--- Begin DATASET EXCERPTS ---

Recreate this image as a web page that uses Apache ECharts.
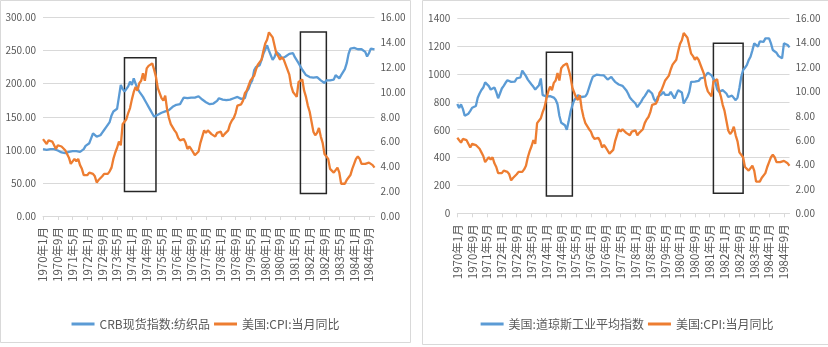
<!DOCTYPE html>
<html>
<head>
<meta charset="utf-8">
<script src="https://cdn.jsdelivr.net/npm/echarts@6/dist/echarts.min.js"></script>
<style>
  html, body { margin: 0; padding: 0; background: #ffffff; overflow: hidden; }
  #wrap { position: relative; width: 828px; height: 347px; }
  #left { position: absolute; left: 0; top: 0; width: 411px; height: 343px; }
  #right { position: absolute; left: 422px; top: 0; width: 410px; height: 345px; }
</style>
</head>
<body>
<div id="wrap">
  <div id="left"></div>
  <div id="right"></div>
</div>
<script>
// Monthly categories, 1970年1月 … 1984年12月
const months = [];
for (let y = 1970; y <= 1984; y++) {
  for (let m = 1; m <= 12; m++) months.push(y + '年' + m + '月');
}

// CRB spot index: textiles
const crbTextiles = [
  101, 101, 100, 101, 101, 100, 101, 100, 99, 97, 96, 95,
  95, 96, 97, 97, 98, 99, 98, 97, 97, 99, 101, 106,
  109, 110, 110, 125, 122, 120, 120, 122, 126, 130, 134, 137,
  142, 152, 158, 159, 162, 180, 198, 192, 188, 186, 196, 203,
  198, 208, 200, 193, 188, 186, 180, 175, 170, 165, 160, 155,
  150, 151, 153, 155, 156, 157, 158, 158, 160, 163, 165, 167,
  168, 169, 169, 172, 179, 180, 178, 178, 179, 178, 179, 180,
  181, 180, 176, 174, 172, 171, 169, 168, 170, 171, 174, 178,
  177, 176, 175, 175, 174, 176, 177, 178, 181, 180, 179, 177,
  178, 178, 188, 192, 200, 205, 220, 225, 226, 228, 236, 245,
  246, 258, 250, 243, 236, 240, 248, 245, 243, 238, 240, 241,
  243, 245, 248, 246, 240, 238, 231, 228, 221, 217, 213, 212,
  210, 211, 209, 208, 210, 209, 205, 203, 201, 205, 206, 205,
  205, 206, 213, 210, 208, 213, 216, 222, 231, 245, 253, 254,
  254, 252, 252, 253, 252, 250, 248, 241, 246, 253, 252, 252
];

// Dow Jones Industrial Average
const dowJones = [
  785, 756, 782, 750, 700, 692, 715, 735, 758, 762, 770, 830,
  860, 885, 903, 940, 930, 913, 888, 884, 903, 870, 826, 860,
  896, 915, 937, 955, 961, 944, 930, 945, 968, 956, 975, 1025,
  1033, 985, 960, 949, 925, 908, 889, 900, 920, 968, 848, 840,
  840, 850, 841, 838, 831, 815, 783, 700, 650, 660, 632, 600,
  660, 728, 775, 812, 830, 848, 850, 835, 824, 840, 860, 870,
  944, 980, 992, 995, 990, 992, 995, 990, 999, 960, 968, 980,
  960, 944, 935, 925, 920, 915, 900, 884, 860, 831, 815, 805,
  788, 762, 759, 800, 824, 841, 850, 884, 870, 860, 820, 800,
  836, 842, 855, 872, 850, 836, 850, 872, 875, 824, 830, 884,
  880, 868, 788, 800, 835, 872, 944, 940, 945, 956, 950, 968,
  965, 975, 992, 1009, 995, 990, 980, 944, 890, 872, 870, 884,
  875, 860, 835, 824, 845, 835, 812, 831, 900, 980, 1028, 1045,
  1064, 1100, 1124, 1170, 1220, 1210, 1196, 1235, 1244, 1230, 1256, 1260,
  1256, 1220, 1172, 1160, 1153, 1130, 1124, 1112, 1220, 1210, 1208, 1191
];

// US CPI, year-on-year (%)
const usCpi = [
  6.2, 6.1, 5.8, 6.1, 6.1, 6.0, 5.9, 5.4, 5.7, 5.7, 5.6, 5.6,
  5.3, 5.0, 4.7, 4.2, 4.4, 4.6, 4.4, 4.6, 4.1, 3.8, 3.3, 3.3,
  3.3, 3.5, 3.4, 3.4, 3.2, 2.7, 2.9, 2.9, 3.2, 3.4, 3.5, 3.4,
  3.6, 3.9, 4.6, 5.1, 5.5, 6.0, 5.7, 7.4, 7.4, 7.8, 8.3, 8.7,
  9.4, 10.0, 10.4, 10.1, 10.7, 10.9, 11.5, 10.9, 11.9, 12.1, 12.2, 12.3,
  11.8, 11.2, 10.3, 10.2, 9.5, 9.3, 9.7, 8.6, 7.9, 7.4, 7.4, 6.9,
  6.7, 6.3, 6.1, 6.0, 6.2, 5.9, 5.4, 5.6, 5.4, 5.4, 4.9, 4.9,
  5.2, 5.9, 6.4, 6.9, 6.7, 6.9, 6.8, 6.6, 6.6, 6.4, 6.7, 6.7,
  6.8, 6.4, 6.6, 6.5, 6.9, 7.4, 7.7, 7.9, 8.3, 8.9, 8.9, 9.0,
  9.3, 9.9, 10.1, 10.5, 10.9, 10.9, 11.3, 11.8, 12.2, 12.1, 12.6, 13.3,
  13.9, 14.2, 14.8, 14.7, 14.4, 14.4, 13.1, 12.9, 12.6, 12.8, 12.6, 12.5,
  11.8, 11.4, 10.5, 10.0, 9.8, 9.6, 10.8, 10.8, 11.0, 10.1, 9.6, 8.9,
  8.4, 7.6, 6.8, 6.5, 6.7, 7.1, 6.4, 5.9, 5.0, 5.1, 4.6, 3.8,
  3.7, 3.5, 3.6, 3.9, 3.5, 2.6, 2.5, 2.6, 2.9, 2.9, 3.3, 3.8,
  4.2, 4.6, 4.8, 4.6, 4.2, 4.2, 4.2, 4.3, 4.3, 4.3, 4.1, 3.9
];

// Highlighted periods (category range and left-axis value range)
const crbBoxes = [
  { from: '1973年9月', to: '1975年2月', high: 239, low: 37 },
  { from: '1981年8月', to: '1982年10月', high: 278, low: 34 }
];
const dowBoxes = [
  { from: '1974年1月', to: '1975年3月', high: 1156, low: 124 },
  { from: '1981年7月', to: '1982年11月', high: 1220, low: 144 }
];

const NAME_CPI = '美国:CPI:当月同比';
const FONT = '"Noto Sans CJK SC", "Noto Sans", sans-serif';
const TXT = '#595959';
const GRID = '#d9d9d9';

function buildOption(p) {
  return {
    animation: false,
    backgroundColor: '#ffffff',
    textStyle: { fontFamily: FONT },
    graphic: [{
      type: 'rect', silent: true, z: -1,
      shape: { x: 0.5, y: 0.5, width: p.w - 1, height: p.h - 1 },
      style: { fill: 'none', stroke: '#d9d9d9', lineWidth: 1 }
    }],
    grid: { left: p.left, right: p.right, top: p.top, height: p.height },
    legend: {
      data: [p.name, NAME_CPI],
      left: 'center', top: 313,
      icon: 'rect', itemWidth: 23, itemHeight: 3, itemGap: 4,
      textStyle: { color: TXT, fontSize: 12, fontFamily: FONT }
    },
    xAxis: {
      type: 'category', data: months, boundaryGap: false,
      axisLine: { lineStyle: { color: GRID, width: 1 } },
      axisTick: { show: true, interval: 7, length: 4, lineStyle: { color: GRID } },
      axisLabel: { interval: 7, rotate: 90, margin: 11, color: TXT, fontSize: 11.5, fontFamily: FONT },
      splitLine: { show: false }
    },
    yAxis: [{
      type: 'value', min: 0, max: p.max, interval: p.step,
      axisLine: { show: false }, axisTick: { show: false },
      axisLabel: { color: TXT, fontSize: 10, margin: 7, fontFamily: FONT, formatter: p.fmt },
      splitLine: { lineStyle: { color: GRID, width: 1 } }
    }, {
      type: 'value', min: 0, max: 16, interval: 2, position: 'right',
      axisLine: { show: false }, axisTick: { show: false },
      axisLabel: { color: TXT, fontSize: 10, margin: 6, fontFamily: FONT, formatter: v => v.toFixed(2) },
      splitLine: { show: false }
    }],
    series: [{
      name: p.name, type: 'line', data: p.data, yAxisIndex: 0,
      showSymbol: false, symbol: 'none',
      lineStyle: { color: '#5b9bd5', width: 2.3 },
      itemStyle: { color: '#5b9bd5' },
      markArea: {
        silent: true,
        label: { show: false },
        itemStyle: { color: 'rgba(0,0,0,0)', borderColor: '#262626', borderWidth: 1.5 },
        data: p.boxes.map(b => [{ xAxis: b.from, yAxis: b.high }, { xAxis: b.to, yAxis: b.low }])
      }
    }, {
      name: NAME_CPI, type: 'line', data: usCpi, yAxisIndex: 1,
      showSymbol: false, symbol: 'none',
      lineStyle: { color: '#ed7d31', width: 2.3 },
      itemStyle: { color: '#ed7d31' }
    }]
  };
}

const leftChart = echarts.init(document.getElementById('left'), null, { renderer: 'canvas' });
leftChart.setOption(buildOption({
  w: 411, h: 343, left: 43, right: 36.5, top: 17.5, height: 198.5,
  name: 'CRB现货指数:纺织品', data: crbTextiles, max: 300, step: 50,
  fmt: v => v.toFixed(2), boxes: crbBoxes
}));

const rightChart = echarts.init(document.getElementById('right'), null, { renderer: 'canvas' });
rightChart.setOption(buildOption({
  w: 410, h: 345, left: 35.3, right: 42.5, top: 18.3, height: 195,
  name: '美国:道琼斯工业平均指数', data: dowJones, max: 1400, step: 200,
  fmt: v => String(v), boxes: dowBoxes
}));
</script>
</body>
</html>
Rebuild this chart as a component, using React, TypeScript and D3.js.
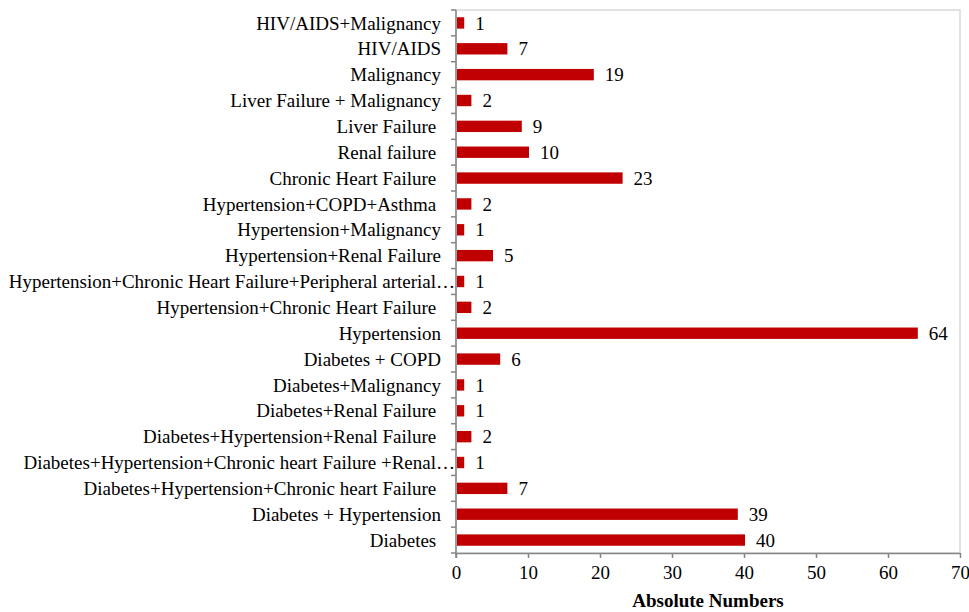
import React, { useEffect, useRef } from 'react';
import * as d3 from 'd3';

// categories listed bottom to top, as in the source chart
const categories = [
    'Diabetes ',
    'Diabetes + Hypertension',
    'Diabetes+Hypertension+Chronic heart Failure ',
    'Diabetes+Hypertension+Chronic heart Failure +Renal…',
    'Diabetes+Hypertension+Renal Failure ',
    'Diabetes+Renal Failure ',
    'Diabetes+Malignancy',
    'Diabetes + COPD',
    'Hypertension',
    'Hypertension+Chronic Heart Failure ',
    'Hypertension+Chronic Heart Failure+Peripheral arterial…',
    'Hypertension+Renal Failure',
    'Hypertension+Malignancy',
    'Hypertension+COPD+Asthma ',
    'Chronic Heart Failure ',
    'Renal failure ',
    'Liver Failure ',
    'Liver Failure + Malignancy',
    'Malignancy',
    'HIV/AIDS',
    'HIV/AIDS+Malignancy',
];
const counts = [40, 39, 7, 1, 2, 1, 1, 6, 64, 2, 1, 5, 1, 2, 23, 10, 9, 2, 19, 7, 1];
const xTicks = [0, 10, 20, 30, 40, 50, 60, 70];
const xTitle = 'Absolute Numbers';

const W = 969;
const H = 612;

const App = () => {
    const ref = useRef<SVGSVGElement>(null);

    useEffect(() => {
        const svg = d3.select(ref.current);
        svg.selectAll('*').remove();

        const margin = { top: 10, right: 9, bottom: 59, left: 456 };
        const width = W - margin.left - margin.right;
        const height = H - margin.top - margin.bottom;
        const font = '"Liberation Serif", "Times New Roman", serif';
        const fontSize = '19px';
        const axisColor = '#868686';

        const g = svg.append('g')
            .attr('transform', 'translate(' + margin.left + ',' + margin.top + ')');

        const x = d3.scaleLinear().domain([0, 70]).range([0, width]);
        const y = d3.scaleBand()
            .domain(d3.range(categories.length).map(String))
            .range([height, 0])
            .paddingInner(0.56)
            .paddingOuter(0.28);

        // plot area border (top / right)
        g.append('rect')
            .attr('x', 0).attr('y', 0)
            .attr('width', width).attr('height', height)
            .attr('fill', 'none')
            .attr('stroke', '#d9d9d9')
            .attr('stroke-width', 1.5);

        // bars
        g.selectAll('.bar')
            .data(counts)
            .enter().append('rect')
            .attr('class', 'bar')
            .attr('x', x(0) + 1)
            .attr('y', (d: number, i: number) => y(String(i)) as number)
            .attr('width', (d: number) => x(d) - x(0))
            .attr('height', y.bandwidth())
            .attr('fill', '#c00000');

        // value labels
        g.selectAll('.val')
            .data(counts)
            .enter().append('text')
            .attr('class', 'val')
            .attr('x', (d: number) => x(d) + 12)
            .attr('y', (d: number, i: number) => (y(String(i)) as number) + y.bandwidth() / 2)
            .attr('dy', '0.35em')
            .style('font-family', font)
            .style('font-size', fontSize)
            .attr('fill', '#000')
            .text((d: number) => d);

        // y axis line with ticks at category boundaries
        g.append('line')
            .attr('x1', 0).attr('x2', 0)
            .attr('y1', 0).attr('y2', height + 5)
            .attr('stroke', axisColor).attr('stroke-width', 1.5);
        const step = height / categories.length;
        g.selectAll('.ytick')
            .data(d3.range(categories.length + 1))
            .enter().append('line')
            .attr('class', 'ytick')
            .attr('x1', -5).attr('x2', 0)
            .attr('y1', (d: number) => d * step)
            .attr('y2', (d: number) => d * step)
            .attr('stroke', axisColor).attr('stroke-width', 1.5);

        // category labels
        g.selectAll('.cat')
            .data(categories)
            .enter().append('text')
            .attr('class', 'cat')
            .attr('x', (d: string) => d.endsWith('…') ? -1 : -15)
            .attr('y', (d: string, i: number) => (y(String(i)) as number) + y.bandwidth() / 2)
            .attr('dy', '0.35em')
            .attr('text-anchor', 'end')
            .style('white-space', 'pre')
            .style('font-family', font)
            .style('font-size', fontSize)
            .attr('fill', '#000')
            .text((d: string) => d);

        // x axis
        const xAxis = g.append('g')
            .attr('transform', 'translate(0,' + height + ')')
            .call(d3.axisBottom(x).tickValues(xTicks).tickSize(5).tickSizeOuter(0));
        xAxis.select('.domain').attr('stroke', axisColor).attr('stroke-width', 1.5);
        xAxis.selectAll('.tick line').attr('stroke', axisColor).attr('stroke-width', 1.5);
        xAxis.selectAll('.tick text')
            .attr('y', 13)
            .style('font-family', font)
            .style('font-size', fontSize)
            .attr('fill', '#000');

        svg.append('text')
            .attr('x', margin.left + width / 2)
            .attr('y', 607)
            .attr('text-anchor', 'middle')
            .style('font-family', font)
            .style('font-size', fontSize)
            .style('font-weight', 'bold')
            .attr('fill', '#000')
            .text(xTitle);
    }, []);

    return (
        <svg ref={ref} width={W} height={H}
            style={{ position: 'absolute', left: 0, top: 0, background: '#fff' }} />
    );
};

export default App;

--- End DATASET EXCERPTS ---

** TASK **
Take every line that includes the string "React" and copy it.

** TASK ANSWER **
Rebuild this chart as a component, using React, TypeScript and D3.js.
import React, { useEffect, useRef } from 'react';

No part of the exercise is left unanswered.